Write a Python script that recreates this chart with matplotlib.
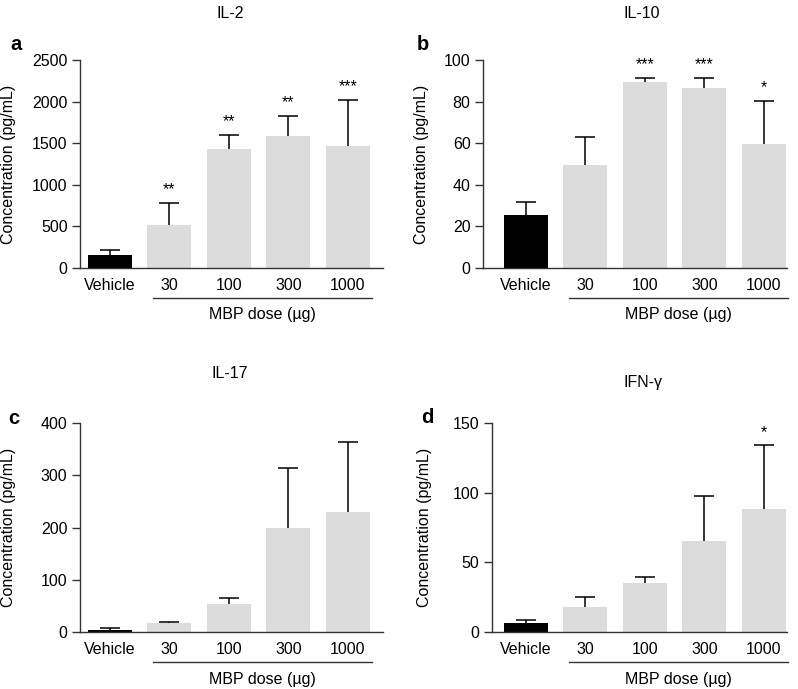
import numpy as np
import matplotlib
matplotlib.use("Agg")
import matplotlib.pyplot as plt

plt.rcParams['font.family'] = ['Liberation Sans', 'DejaVu Sans']
plt.rcParams['font.size'] = 11.5

groups = ['Vehicle', '30', '100', '300', '1000']

il2_mean = [152, 520, 1436, 1584, 1472]
il2_err = [60, 260, 164, 248, 552]
il2_stars = ['', '**', '**', '**', '***']

il10_mean = [25.6, 49.4, 89.3, 86.4, 59.4]
il10_err = [5.9, 13.8, 2.2, 5.1, 21.1]
il10_stars = ['', '', '***', '***', '*']

il17_mean = [4.5, 16.6, 54, 200, 229]
il17_err = [2.5, 3.2, 11.7, 114, 135]
il17_stars = ['', '', '', '', '']

ifng_mean = [6.5, 17.9, 35.4, 65.6, 88.5]
ifng_err = [2.4, 7.5, 4.3, 32, 45.5]
ifng_stars = ['', '', '', '', '*']

W, H = 798, 689
fig = plt.figure(figsize=(W / 100, H / 100), dpi=100)


def px_axes(left, top, right, bottom):
    return fig.add_axes([left / W, 1 - bottom / H, (right - left) / W, (bottom - top) / H])


def panel(ax, mean, err, stars, ymax, step, xlim, title, letter, title_xy, letter_xy, ylab_x):
    x = np.arange(len(groups))
    colors = ['black'] + ['#dcdcdc'] * (len(groups) - 1)
    ax.bar(x, mean, width=0.74, color=colors, zorder=2)
    tops = np.array(mean) + np.array(err)
    # upper error bars only (stem + cap)
    ax.vlines(x, mean, tops, color='black', lw=1.1, zorder=1)
    ax.hlines(tops, x - 0.17, x + 0.17, color='black', lw=1.1, zorder=1)
    for xi, t, s in zip(x, tops, stars):
        if s:
            ax.annotate(s, (xi, t), xytext=(0, 4), textcoords='offset points',
                        ha='center', va='bottom', fontsize=11.5)
    ax.set_xlim(*xlim)
    ax.set_ylim(0, ymax)
    ax.set_yticks(np.arange(0, ymax + 1, step))
    ax.set_xticks(x)
    ax.set_xticklabels(groups)
    for sp in ['top', 'right']:
        ax.spines[sp].set_visible(False)
    for sp in ['left', 'bottom']:
        ax.spines[sp].set_linewidth(1.0)
        ax.spines[sp].set_color('#333333')
    ax.tick_params(axis='y', length=6, width=1.0, color='#333333', pad=3)
    ax.tick_params(axis='x', length=0, pad=7)
    # underline of dose groups
    ax.plot([0.72, 4.4], [-0.145, -0.145], color='#333333', lw=1.0,
            transform=ax.get_xaxis_transform(), clip_on=False)
    ax.text(2.56, -0.225, 'MBP dose (\u00b5g)', transform=ax.get_xaxis_transform(),
            ha='center', va='center')
    fig.text(title_xy[0] / W, 1 - title_xy[1] / H, title, ha='center', va='center')
    fig.text(letter_xy[0] / W, 1 - letter_xy[1] / H, letter, ha='center', va='center',
             fontsize=14.5, fontweight='bold')
    ax.set_ylabel('Concentration (pg/mL)')
    pos = ax.get_position()
    ax.yaxis.set_label_coords((ylab_x - pos.x0 * W) / (pos.width * W), 0.5)


ax_a = px_axes(80, 60, 383, 268)
ax_b = px_axes(483, 60, 787, 268)
ax_c = px_axes(80, 423, 383, 632)
ax_d = px_axes(492, 423, 787, 632)

panel(ax_a, il2_mean, il2_err, il2_stars, 2500, 500, (-0.5, 4.59),
      'IL-2', 'a', (230, 13), (16, 44), 16)
panel(ax_b, il10_mean, il10_err, il10_stars, 100, 20, (-0.72, 4.39),
      'IL-10', 'b', (642, 13), (423, 44), 429)
panel(ax_c, il17_mean, il17_err, il17_stars, 400, 100, (-0.5, 4.59),
      'IL-17', 'c', (230, 374), (14, 418), 16)
panel(ax_d, ifng_mean, ifng_err, ifng_stars, 150, 50, (-0.57, 4.39),
      'IFN-\u03b3', 'd', (643, 383), (427, 417), 432)

fig.savefig('out.png', dpi=100)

▶ TASK GOAL
Copy the material above exactly and drop the pictures.

▶ CORRECT ANSWER
Write a Python script that recreates this chart with matplotlib.
import numpy as np
import matplotlib
matplotlib.use("Agg")
import matplotlib.pyplot as plt

plt.rcParams['font.family'] = ['Liberation Sans', 'DejaVu Sans']
plt.rcParams['font.size'] = 11.5

groups = ['Vehicle', '30', '100', '300', '1000']

il2_mean = [152, 520, 1436, 1584, 1472]
il2_err = [60, 260, 164, 248, 552]
il2_stars = ['', '**', '**', '**', '***']

il10_mean = [25.6, 49.4, 89.3, 86.4, 59.4]
il10_err = [5.9, 13.8, 2.2, 5.1, 21.1]
il10_stars = ['', '', '***', '***', '*']

il17_mean = [4.5, 16.6, 54, 200, 229]
il17_err = [2.5, 3.2, 11.7, 114, 135]
il17_stars = ['', '', '', '', '']

ifng_mean = [6.5, 17.9, 35.4, 65.6, 88.5]
ifng_err = [2.4, 7.5, 4.3, 32, 45.5]
ifng_stars = ['', '', '', '', '*']

W, H = 798, 689
fig = plt.figure(figsize=(W / 100, H / 100), dpi=100)


def px_axes(left, top, right, bottom):
    return fig.add_axes([left / W, 1 - bottom / H, (right - left) / W, (bottom - top) / H])


def panel(ax, mean, err, stars, ymax, step, xlim, title, letter, title_xy, letter_xy, ylab_x):
    x = np.arange(len(groups))
    colors = ['black'] + ['#dcdcdc'] * (len(groups) - 1)
    ax.bar(x, mean, width=0.74, color=colors, zorder=2)
    tops = np.array(mean) + np.array(err)
    # upper error bars only (stem + cap)
    ax.vlines(x, mean, tops, color='black', lw=1.1, zorder=1)
    ax.hlines(tops, x - 0.17, x + 0.17, color='black', lw=1.1, zorder=1)
    for xi, t, s in zip(x, tops, stars):
        if s:
            ax.annotate(s, (xi, t), xytext=(0, 4), textcoords='offset points',
                        ha='center', va='bottom', fontsize=11.5)
    ax.set_xlim(*xlim)
    ax.set_ylim(0, ymax)
    ax.set_yticks(np.arange(0, ymax + 1, step))
    ax.set_xticks(x)
    ax.set_xticklabels(groups)
    for sp in ['top', 'right']:
        ax.spines[sp].set_visible(False)
    for sp in ['left', 'bottom']:
        ax.spines[sp].set_linewidth(1.0)
        ax.spines[sp].set_color('#333333')
    ax.tick_params(axis='y', length=6, width=1.0, color='#333333', pad=3)
    ax.tick_params(axis='x', length=0, pad=7)
    # underline of dose groups
    ax.plot([0.72, 4.4], [-0.145, -0.145], color='#333333', lw=1.0,
            transform=ax.get_xaxis_transform(), clip_on=False)
    ax.text(2.56, -0.225, 'MBP dose (\u00b5g)', transform=ax.get_xaxis_transform(),
            ha='center', va='center')
    fig.text(title_xy[0] / W, 1 - title_xy[1] / H, title, ha='center', va='center')
    fig.text(letter_xy[0] / W, 1 - letter_xy[1] / H, letter, ha='center', va='center',
             fontsize=14.5, fontweight='bold')
    ax.set_ylabel('Concentration (pg/mL)')
    pos = ax.get_position()
    ax.yaxis.set_label_coords((ylab_x - pos.x0 * W) / (pos.width * W), 0.5)


ax_a = px_axes(80, 60, 383, 268)
ax_b = px_axes(483, 60, 787, 268)
ax_c = px_axes(80, 423, 383, 632)
ax_d = px_axes(492, 423, 787, 632)

panel(ax_a, il2_mean, il2_err, il2_stars, 2500, 500, (-0.5, 4.59),
      'IL-2', 'a', (230, 13), (16, 44), 16)
panel(ax_b, il10_mean, il10_err, il10_stars, 100, 20, (-0.72, 4.39),
      'IL-10', 'b', (642, 13), (423, 44), 429)
panel(ax_c, il17_mean, il17_err, il17_stars, 400, 100, (-0.5, 4.59),
      'IL-17', 'c', (230, 374), (14, 418), 16)
panel(ax_d, ifng_mean, ifng_err, ifng_stars, 150, 50, (-0.57, 4.39),
      'IFN-\u03b3', 'd', (643, 383), (427, 417), 432)

fig.savefig('out.png', dpi=100)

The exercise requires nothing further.